_SET PROBLEM_: Each entry below should be written out exactly as it is, with no pictures.

>> START DATA SHOWN

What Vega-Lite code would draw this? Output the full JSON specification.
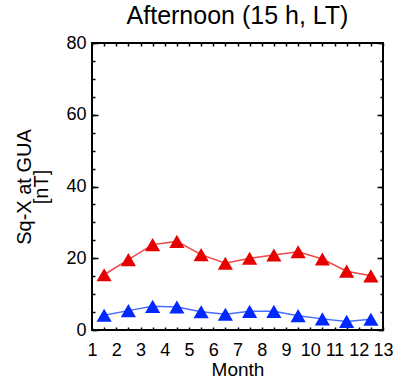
{
  "$schema": "https://vega.github.io/schema/vega-lite/v6.json",
  "width": 291,
  "height": 287,
  "autosize": {"type": "none"},
  "padding": {"left": 92, "top": 43, "right": 13, "bottom": 49},
  "title": {"text": "Afternoon (15 h, LT)", "fontSize": 25, "font": "Liberation Sans", "fontWeight": "normal", "color": "black", "offset": 5},
  "data": {"values": [
    {"month": 1.5, "value": 15.4, "series": "red"},
    {"month": 2.5, "value": 19.6, "series": "red"},
    {"month": 3.5, "value": 23.8, "series": "red"},
    {"month": 4.5, "value": 24.7, "series": "red"},
    {"month": 5.5, "value": 21.0, "series": "red"},
    {"month": 6.5, "value": 18.6, "series": "red"},
    {"month": 7.5, "value": 20.0, "series": "red"},
    {"month": 8.5, "value": 20.9, "series": "red"},
    {"month": 9.5, "value": 21.8, "series": "red"},
    {"month": 10.5, "value": 19.8, "series": "red"},
    {"month": 11.5, "value": 16.4, "series": "red"},
    {"month": 12.5, "value": 15.1, "series": "red"},
    {"month": 1.5, "value": 4.1, "series": "blue"},
    {"month": 2.5, "value": 5.4, "series": "blue"},
    {"month": 3.5, "value": 6.6, "series": "blue"},
    {"month": 4.5, "value": 6.4, "series": "blue"},
    {"month": 5.5, "value": 5.1, "series": "blue"},
    {"month": 6.5, "value": 4.4, "series": "blue"},
    {"month": 7.5, "value": 5.2, "series": "blue"},
    {"month": 8.5, "value": 5.2, "series": "blue"},
    {"month": 9.5, "value": 4.0, "series": "blue"},
    {"month": 10.5, "value": 3.1, "series": "blue"},
    {"month": 11.5, "value": 2.4, "series": "blue"},
    {"month": 12.5, "value": 3.0, "series": "blue"}
  ]},
  "config": {
    "view": {"stroke": "black", "strokeWidth": 2},
    "axis": {"domain": false, "grid": false, "tickColor": "black", "labelColor": "black", "labelFont": "Liberation Sans", "titleFont": "Liberation Sans", "titleColor": "black", "labelFontSize": 18, "titleFontSize": 19, "titleFontWeight": "normal", "tickWidth": 1.5, "labelOverlap": false, "labelFlush": false}
  },
  "layer": [
    {
      "transform": [{"filter": "datum.series == 'red'"}],
      "mark": {"type": "line", "color": "#f04848", "strokeWidth": 1.5},
      "encoding": {
        "x": {"field": "month", "type": "quantitative", "scale": {"domain": [1, 13], "nice": false, "zero": false},
              "axis": {"orient": "bottom", "values": [1,1.5,2,2.5,3,3.5,4,4.5,5,5.5,6,6.5,7,7.5,8,8.5,9,9.5,10,10.5,11,11.5,12,12.5,13], "tickSize": -3, "labelExpr": "datum.value % 1 == 0 ? format(datum.value, 'd') : ''", "labelPadding": 14, "title": "Month", "titlePadding": 1}},
        "y": {"field": "value", "type": "quantitative", "scale": {"domain": [0, 80], "nice": false},
              "axis": {"orient": "left", "values": [0, 20, 40, 60, 80], "tickSize": -6, "labelPadding": 12, "title": ["Sq-X at GUA", "[nT]"], "titleFontSize": 20, "titlePadding": 14, "titleLineHeight": 17}}
      }
    },
    {
      "transform": [{"filter": "datum.series == 'red'"}],
      "mark": {"type": "point", "shape": "triangle-up", "filled": true, "size": 230, "color": "#e60000", "opacity": 1},
      "encoding": {
        "x": {"field": "month", "type": "quantitative", "scale": {"domain": [1, 13], "nice": false, "zero": false}, "axis": null},
        "y": {"field": "value", "type": "quantitative", "scale": {"domain": [0, 80], "nice": false},
              "axis": {"orient": "right", "values": [0,5,10,15,20,25,30,35,40,45,50,55,60,65,70,75,80], "tickSize": -3, "labels": false, "title": null}}
      }
    },
    {
      "transform": [{"filter": "datum.series == 'blue'"}],
      "mark": {"type": "line", "color": "#4a6cff", "strokeWidth": 1.5},
      "encoding": {
        "x": {"field": "month", "type": "quantitative", "scale": {"domain": [1, 13], "nice": false, "zero": false},
              "axis": {"orient": "top", "values": [1,1.5,2,2.5,3,3.5,4,4.5,5,5.5,6,6.5,7,7.5,8,8.5,9,9.5,10,10.5,11,11.5,12,12.5,13], "tickSize": -3, "labels": false, "title": null}},
        "y": {"field": "value", "type": "quantitative", "scale": {"domain": [0, 80], "nice": false},
              "axis": {"orient": "left", "values": [0,5,10,15,20,25,30,35,40,45,50,55,60,65,70,75,80], "tickSize": -3, "labels": false, "title": null}}
      }
    },
    {
      "transform": [{"filter": "datum.series == 'blue'"}],
      "mark": {"type": "point", "shape": "triangle-up", "filled": true, "size": 230, "color": "#0028ff", "opacity": 1},
      "encoding": {
        "x": {"field": "month", "type": "quantitative", "scale": {"domain": [1, 13], "nice": false, "zero": false}, "axis": null},
        "y": {"field": "value", "type": "quantitative", "scale": {"domain": [0, 80], "nice": false},
              "axis": {"orient": "right", "values": [0, 20, 40, 60, 80], "tickSize": -6, "labels": false, "title": null}}
      }
    }
  ],
  "resolve": {"scale": {"x": "independent", "y": "independent"}, "axis": {"x": "independent", "y": "independent"}}
}
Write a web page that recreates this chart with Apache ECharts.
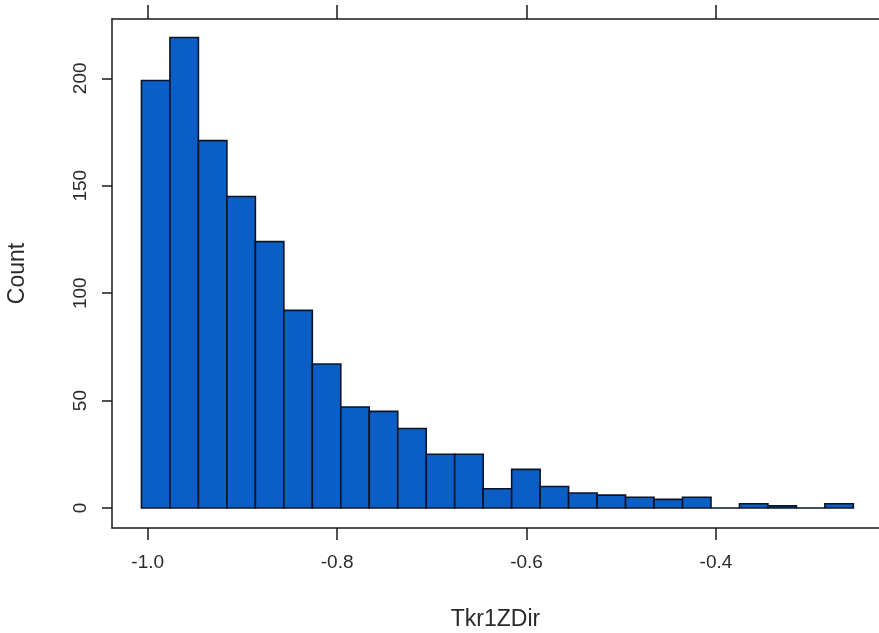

>> END DATA SHOWN

_REPLY TO THE TASK_:
What Vega-Lite code would draw this? Output the full JSON specification.
{
  "$schema": "https://vega.github.io/schema/vega-lite/v6.json",
  "width": 291,
  "height": 287,
  "autosize": {"type": "none"},
  "padding": {"left": 92, "top": 43, "right": 13, "bottom": 49},
  "title": {"text": "Afternoon (15 h, LT)", "fontSize": 25, "font": "Liberation Sans", "fontWeight": "normal", "color": "black", "offset": 5},
  "data": {"values": [
    {"month": 1.5, "value": 15.4, "series": "red"},
    {"month": 2.5, "value": 19.6, "series": "red"},
    {"month": 3.5, "value": 23.8, "series": "red"},
    {"month": 4.5, "value": 24.7, "series": "red"},
    {"month": 5.5, "value": 21.0, "series": "red"},
    {"month": 6.5, "value": 18.6, "series": "red"},
    {"month": 7.5, "value": 20.0, "series": "red"},
    {"month": 8.5, "value": 20.9, "series": "red"},
    {"month": 9.5, "value": 21.8, "series": "red"},
    {"month": 10.5, "value": 19.8, "series": "red"},
    {"month": 11.5, "value": 16.4, "series": "red"},
    {"month": 12.5, "value": 15.1, "series": "red"},
    {"month": 1.5, "value": 4.1, "series": "blue"},
    {"month": 2.5, "value": 5.4, "series": "blue"},
    {"month": 3.5, "value": 6.6, "series": "blue"},
    {"month": 4.5, "value": 6.4, "series": "blue"},
    {"month": 5.5, "value": 5.1, "series": "blue"},
    {"month": 6.5, "value": 4.4, "series": "blue"},
    {"month": 7.5, "value": 5.2, "series": "blue"},
    {"month": 8.5, "value": 5.2, "series": "blue"},
    {"month": 9.5, "value": 4.0, "series": "blue"},
    {"month": 10.5, "value": 3.1, "series": "blue"},
    {"month": 11.5, "value": 2.4, "series": "blue"},
    {"month": 12.5, "value": 3.0, "series": "blue"}
  ]},
  "config": {
    "view": {"stroke": "black", "strokeWidth": 2},
    "axis": {"domain": false, "grid": false, "tickColor": "black", "labelColor": "black", "labelFont": "Liberation Sans", "titleFont": "Liberation Sans", "titleColor": "black", "labelFontSize": 18, "titleFontSize": 19, "titleFontWeight": "normal", "tickWidth": 1.5, "labelOverlap": false, "labelFlush": false}
  },
  "layer": [
    {
      "transform": [{"filter": "datum.series == 'red'"}],
      "mark": {"type": "line", "color": "#f04848", "strokeWidth": 1.5},
      "encoding": {
        "x": {"field": "month", "type": "quantitative", "scale": {"domain": [1, 13], "nice": false, "zero": false},
              "axis": {"orient": "bottom", "values": [1,1.5,2,2.5,3,3.5,4,4.5,5,5.5,6,6.5,7,7.5,8,8.5,9,9.5,10,10.5,11,11.5,12,12.5,13], "tickSize": -3, "labelExpr": "datum.value % 1 == 0 ? format(datum.value, 'd') : ''", "labelPadding": 14, "title": "Month", "titlePadding": 1}},
        "y": {"field": "value", "type": "quantitative", "scale": {"domain": [0, 80], "nice": false},
              "axis": {"orient": "left", "values": [0, 20, 40, 60, 80], "tickSize": -6, "labelPadding": 12, "title": ["Sq-X at GUA", "[nT]"], "titleFontSize": 20, "titlePadding": 14, "titleLineHeight": 17}}
      }
    },
    {
      "transform": [{"filter": "datum.series == 'red'"}],
      "mark": {"type": "point", "shape": "triangle-up", "filled": true, "size": 230, "color": "#e60000", "opacity": 1},
      "encoding": {
        "x": {"field": "month", "type": "quantitative", "scale": {"domain": [1, 13], "nice": false, "zero": false}, "axis": null},
        "y": {"field": "value", "type": "quantitative", "scale": {"domain": [0, 80], "nice": false},
              "axis": {"orient": "right", "values": [0,5,10,15,20,25,30,35,40,45,50,55,60,65,70,75,80], "tickSize": -3, "labels": false, "title": null}}
      }
    },
    {
      "transform": [{"filter": "datum.series == 'blue'"}],
      "mark": {"type": "line", "color": "#4a6cff", "strokeWidth": 1.5},
      "encoding": {
        "x": {"field": "month", "type": "quantitative", "scale": {"domain": [1, 13], "nice": false, "zero": false},
              "axis": {"orient": "top", "values": [1,1.5,2,2.5,3,3.5,4,4.5,5,5.5,6,6.5,7,7.5,8,8.5,9,9.5,10,10.5,11,11.5,12,12.5,13], "tickSize": -3, "labels": false, "title": null}},
        "y": {"field": "value", "type": "quantitative", "scale": {"domain": [0, 80], "nice": false},
              "axis": {"orient": "left", "values": [0,5,10,15,20,25,30,35,40,45,50,55,60,65,70,75,80], "tickSize": -3, "labels": false, "title": null}}
      }
    },
    {
      "transform": [{"filter": "datum.series == 'blue'"}],
      "mark": {"type": "point", "shape": "triangle-up", "filled": true, "size": 230, "color": "#0028ff", "opacity": 1},
      "encoding": {
        "x": {"field": "month", "type": "quantitative", "scale": {"domain": [1, 13], "nice": false, "zero": false}, "axis": null},
        "y": {"field": "value", "type": "quantitative", "scale": {"domain": [0, 80], "nice": false},
              "axis": {"orient": "right", "values": [0, 20, 40, 60, 80], "tickSize": -6, "labels": false, "title": null}}
      }
    }
  ],
  "resolve": {"scale": {"x": "independent", "y": "independent"}, "axis": {"x": "independent", "y": "independent"}}
}
Write a web page that recreates this chart with Apache ECharts.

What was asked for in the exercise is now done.